# Start of Information shown

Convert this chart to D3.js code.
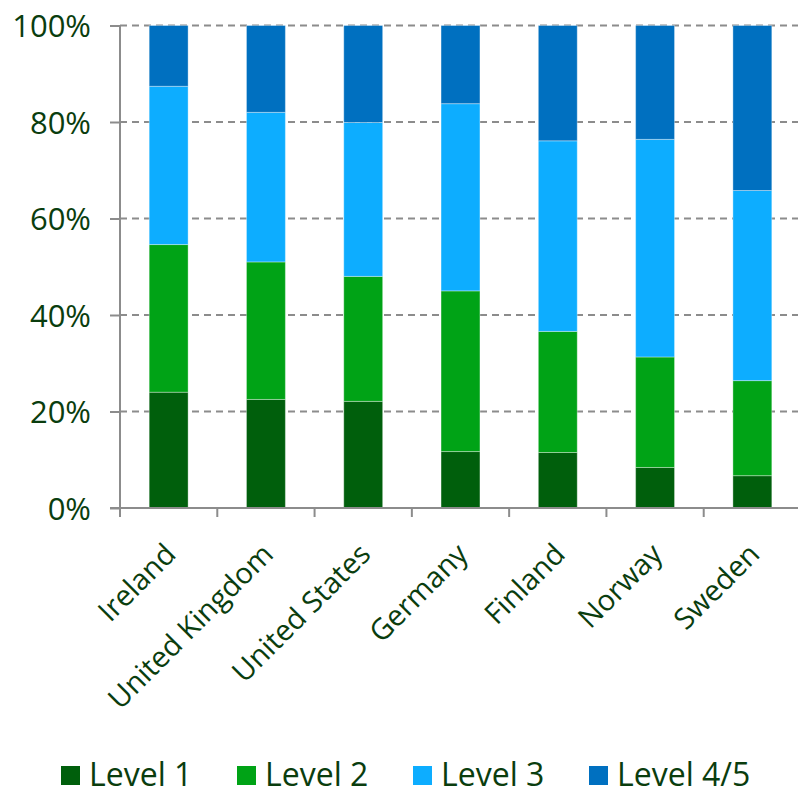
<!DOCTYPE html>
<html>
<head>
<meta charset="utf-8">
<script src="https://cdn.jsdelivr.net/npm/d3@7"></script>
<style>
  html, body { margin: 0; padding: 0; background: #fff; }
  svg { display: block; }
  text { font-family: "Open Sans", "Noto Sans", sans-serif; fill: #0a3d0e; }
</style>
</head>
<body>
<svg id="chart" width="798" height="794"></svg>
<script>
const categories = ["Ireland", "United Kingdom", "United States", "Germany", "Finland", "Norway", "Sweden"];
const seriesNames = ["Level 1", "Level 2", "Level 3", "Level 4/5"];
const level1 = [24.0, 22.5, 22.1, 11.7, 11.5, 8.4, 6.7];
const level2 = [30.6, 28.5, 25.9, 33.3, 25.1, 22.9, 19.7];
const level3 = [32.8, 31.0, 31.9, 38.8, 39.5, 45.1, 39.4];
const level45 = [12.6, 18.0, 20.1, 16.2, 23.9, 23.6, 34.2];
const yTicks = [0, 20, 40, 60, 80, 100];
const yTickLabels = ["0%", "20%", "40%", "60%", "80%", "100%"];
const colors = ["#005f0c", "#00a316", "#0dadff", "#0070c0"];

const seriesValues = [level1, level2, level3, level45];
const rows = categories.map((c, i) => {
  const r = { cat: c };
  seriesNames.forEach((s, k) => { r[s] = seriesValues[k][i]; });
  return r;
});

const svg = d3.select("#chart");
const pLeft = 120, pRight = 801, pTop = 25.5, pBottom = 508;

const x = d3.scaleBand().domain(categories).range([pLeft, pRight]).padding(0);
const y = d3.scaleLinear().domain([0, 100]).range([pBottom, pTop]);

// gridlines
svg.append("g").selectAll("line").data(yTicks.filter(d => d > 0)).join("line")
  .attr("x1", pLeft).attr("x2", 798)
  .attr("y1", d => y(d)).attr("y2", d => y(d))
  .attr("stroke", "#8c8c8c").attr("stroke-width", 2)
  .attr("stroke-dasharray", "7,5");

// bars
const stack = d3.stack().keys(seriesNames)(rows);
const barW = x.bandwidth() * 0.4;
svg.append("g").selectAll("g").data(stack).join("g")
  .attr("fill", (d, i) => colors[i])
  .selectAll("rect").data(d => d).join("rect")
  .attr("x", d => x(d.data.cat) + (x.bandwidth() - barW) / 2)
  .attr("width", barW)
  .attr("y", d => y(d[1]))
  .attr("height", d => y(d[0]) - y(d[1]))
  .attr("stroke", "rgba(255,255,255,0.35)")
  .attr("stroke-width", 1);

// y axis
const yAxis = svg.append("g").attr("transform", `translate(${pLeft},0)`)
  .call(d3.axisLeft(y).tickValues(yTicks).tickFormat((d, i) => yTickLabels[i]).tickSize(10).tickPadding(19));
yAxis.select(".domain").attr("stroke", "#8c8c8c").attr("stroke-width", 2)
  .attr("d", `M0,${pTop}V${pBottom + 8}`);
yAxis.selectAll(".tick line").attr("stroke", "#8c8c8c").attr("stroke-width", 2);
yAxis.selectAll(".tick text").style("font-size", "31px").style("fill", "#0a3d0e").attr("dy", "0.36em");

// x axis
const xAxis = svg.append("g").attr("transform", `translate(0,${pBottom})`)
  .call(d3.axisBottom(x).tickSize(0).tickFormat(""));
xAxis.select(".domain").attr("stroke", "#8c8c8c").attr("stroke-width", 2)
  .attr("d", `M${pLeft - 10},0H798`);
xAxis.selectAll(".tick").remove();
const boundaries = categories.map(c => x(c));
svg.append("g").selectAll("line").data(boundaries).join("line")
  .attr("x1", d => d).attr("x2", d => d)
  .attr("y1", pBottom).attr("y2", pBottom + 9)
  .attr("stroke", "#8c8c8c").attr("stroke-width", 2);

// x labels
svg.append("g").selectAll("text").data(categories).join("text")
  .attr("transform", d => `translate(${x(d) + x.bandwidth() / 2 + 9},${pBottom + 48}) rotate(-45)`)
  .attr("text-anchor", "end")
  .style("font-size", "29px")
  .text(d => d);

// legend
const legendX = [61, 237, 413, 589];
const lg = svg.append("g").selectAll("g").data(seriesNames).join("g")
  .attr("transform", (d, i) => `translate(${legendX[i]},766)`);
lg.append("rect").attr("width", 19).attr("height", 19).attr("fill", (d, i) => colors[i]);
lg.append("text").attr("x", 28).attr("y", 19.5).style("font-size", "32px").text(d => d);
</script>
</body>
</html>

# End of Information shown

Without the pictures, retype the whole of the material above exactly.

Convert this chart to D3.js code.
<!DOCTYPE html>
<html>
<head>
<meta charset="utf-8">
<script src="https://cdn.jsdelivr.net/npm/d3@7"></script>
<style>
  html, body { margin: 0; padding: 0; background: #fff; }
  svg { display: block; }
  text { font-family: "Open Sans", "Noto Sans", sans-serif; fill: #0a3d0e; }
</style>
</head>
<body>
<svg id="chart" width="798" height="794"></svg>
<script>
const categories = ["Ireland", "United Kingdom", "United States", "Germany", "Finland", "Norway", "Sweden"];
const seriesNames = ["Level 1", "Level 2", "Level 3", "Level 4/5"];
const level1 = [24.0, 22.5, 22.1, 11.7, 11.5, 8.4, 6.7];
const level2 = [30.6, 28.5, 25.9, 33.3, 25.1, 22.9, 19.7];
const level3 = [32.8, 31.0, 31.9, 38.8, 39.5, 45.1, 39.4];
const level45 = [12.6, 18.0, 20.1, 16.2, 23.9, 23.6, 34.2];
const yTicks = [0, 20, 40, 60, 80, 100];
const yTickLabels = ["0%", "20%", "40%", "60%", "80%", "100%"];
const colors = ["#005f0c", "#00a316", "#0dadff", "#0070c0"];

const seriesValues = [level1, level2, level3, level45];
const rows = categories.map((c, i) => {
  const r = { cat: c };
  seriesNames.forEach((s, k) => { r[s] = seriesValues[k][i]; });
  return r;
});

const svg = d3.select("#chart");
const pLeft = 120, pRight = 801, pTop = 25.5, pBottom = 508;

const x = d3.scaleBand().domain(categories).range([pLeft, pRight]).padding(0);
const y = d3.scaleLinear().domain([0, 100]).range([pBottom, pTop]);

// gridlines
svg.append("g").selectAll("line").data(yTicks.filter(d => d > 0)).join("line")
  .attr("x1", pLeft).attr("x2", 798)
  .attr("y1", d => y(d)).attr("y2", d => y(d))
  .attr("stroke", "#8c8c8c").attr("stroke-width", 2)
  .attr("stroke-dasharray", "7,5");

// bars
const stack = d3.stack().keys(seriesNames)(rows);
const barW = x.bandwidth() * 0.4;
svg.append("g").selectAll("g").data(stack).join("g")
  .attr("fill", (d, i) => colors[i])
  .selectAll("rect").data(d => d).join("rect")
  .attr("x", d => x(d.data.cat) + (x.bandwidth() - barW) / 2)
  .attr("width", barW)
  .attr("y", d => y(d[1]))
  .attr("height", d => y(d[0]) - y(d[1]))
  .attr("stroke", "rgba(255,255,255,0.35)")
  .attr("stroke-width", 1);

// y axis
const yAxis = svg.append("g").attr("transform", `translate(${pLeft},0)`)
  .call(d3.axisLeft(y).tickValues(yTicks).tickFormat((d, i) => yTickLabels[i]).tickSize(10).tickPadding(19));
yAxis.select(".domain").attr("stroke", "#8c8c8c").attr("stroke-width", 2)
  .attr("d", `M0,${pTop}V${pBottom + 8}`);
yAxis.selectAll(".tick line").attr("stroke", "#8c8c8c").attr("stroke-width", 2);
yAxis.selectAll(".tick text").style("font-size", "31px").style("fill", "#0a3d0e").attr("dy", "0.36em");

// x axis
const xAxis = svg.append("g").attr("transform", `translate(0,${pBottom})`)
  .call(d3.axisBottom(x).tickSize(0).tickFormat(""));
xAxis.select(".domain").attr("stroke", "#8c8c8c").attr("stroke-width", 2)
  .attr("d", `M${pLeft - 10},0H798`);
xAxis.selectAll(".tick").remove();
const boundaries = categories.map(c => x(c));
svg.append("g").selectAll("line").data(boundaries).join("line")
  .attr("x1", d => d).attr("x2", d => d)
  .attr("y1", pBottom).attr("y2", pBottom + 9)
  .attr("stroke", "#8c8c8c").attr("stroke-width", 2);

// x labels
svg.append("g").selectAll("text").data(categories).join("text")
  .attr("transform", d => `translate(${x(d) + x.bandwidth() / 2 + 9},${pBottom + 48}) rotate(-45)`)
  .attr("text-anchor", "end")
  .style("font-size", "29px")
  .text(d => d);

// legend
const legendX = [61, 237, 413, 589];
const lg = svg.append("g").selectAll("g").data(seriesNames).join("g")
  .attr("transform", (d, i) => `translate(${legendX[i]},766)`);
lg.append("rect").attr("width", 19).attr("height", 19).attr("fill", (d, i) => colors[i]);
lg.append("text").attr("x", 28).attr("y", 19.5).style("font-size", "32px").text(d => d);
</script>
</body>
</html>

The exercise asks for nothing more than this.